◆ **Input**
· · · ·
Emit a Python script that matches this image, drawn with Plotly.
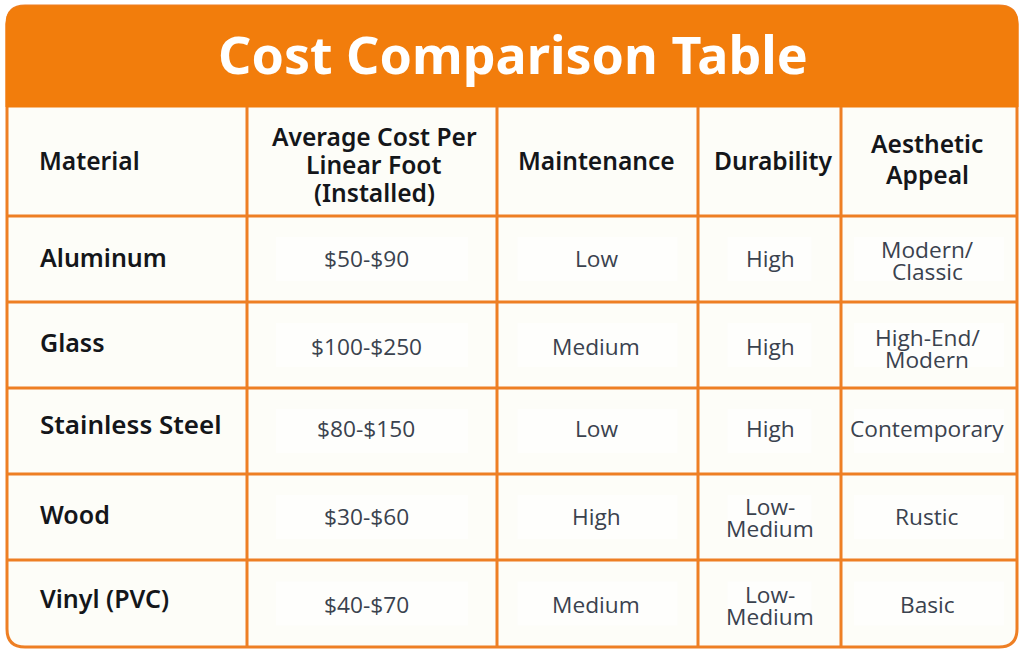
· · · ·
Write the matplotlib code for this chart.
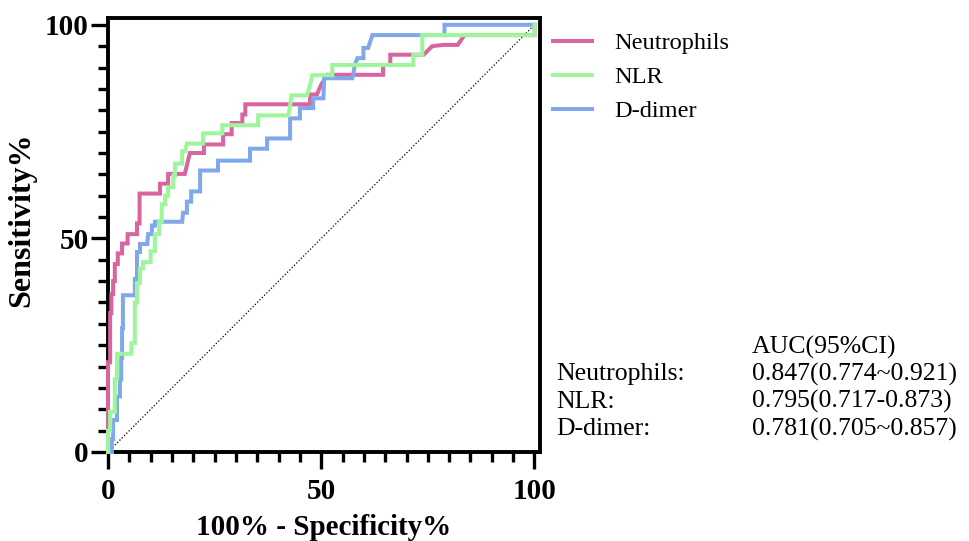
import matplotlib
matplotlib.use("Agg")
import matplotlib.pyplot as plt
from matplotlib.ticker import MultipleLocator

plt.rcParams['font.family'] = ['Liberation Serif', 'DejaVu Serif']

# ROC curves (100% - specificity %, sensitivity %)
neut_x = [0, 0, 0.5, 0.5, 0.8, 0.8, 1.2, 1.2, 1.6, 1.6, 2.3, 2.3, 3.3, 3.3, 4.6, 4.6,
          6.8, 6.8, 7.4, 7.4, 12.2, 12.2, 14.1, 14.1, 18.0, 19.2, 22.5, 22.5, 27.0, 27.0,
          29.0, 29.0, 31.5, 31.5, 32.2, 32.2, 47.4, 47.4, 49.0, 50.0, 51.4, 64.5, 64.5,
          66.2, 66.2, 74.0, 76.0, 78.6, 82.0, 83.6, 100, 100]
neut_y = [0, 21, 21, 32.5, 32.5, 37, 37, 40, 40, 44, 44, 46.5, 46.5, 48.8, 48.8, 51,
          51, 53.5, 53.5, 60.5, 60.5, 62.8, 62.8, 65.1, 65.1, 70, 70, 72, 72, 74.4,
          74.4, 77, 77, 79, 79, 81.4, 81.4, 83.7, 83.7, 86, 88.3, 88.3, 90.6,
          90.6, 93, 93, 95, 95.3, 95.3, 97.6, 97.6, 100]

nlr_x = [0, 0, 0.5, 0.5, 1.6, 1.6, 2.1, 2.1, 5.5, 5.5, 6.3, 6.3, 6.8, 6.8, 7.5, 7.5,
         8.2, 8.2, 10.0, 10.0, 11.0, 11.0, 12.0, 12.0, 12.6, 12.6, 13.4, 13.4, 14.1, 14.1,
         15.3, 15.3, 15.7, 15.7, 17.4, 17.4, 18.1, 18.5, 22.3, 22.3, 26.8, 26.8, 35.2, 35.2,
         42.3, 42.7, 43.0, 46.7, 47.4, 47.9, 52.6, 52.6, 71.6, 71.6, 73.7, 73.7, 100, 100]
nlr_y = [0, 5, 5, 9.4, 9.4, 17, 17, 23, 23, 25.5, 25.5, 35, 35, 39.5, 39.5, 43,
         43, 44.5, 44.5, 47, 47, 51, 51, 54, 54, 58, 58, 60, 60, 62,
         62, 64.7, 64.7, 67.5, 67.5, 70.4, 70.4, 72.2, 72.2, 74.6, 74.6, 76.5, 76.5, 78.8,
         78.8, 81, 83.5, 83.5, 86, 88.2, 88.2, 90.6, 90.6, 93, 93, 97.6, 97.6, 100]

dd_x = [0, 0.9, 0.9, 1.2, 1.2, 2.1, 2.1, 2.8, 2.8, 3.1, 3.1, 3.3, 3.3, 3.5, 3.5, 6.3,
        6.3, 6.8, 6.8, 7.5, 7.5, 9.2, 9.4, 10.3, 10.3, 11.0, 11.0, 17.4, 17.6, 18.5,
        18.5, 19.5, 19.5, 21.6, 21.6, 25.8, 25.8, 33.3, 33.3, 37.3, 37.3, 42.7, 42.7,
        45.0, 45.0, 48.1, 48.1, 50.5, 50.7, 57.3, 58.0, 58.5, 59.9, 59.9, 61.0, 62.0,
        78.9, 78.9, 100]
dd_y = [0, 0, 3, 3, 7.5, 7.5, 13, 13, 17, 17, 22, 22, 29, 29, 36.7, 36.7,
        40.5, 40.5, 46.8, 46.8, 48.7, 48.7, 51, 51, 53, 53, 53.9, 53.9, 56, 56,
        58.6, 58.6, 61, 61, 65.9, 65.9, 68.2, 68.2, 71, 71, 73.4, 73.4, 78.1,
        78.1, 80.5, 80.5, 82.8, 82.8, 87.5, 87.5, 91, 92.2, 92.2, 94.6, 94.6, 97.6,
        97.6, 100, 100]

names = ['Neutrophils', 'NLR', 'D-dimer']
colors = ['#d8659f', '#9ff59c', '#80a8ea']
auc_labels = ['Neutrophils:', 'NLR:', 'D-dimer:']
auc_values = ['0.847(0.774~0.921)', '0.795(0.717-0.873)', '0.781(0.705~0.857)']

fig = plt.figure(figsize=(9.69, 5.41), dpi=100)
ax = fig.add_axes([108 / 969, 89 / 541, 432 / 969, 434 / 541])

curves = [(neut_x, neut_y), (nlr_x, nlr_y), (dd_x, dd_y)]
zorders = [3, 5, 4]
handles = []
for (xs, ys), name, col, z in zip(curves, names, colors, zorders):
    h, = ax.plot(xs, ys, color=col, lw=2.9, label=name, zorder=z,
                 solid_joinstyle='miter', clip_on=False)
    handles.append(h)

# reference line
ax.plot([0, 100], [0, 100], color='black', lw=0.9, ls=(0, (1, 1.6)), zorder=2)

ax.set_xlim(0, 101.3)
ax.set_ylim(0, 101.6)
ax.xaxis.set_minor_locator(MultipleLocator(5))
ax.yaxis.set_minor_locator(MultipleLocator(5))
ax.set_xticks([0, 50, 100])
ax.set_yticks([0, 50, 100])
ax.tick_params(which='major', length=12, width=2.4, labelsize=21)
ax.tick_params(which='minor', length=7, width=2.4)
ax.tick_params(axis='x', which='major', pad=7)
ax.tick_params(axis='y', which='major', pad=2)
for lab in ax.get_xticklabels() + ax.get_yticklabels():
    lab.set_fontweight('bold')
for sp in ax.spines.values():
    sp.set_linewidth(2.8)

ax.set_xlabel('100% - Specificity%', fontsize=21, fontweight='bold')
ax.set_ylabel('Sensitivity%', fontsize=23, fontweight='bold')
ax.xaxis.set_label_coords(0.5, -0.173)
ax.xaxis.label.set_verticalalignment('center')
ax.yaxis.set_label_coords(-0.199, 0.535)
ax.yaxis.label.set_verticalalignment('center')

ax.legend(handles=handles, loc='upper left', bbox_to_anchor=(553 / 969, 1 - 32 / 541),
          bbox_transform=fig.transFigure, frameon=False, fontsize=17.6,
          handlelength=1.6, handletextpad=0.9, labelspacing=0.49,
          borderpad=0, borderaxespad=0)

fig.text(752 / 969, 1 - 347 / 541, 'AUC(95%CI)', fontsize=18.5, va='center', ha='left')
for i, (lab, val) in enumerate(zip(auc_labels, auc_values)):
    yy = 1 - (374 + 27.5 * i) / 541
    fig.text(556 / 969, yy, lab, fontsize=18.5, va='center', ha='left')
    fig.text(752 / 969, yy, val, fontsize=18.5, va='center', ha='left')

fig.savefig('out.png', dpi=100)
· · · ·
◆ **Work required**
Set down nothing but the lines from the one holding "Write the matplotlib code for this chart." through the one holding "plt.rcParams['font.family'] = ['Liberation", both included, exactly as they appear; any picture is left out.

◆ **Exercise output**
Write the matplotlib code for this chart.
import matplotlib
matplotlib.use("Agg")
import matplotlib.pyplot as plt
from matplotlib.ticker import MultipleLocator

plt.rcParams['font.family'] = ['Liberation Serif', 'DejaVu Serif']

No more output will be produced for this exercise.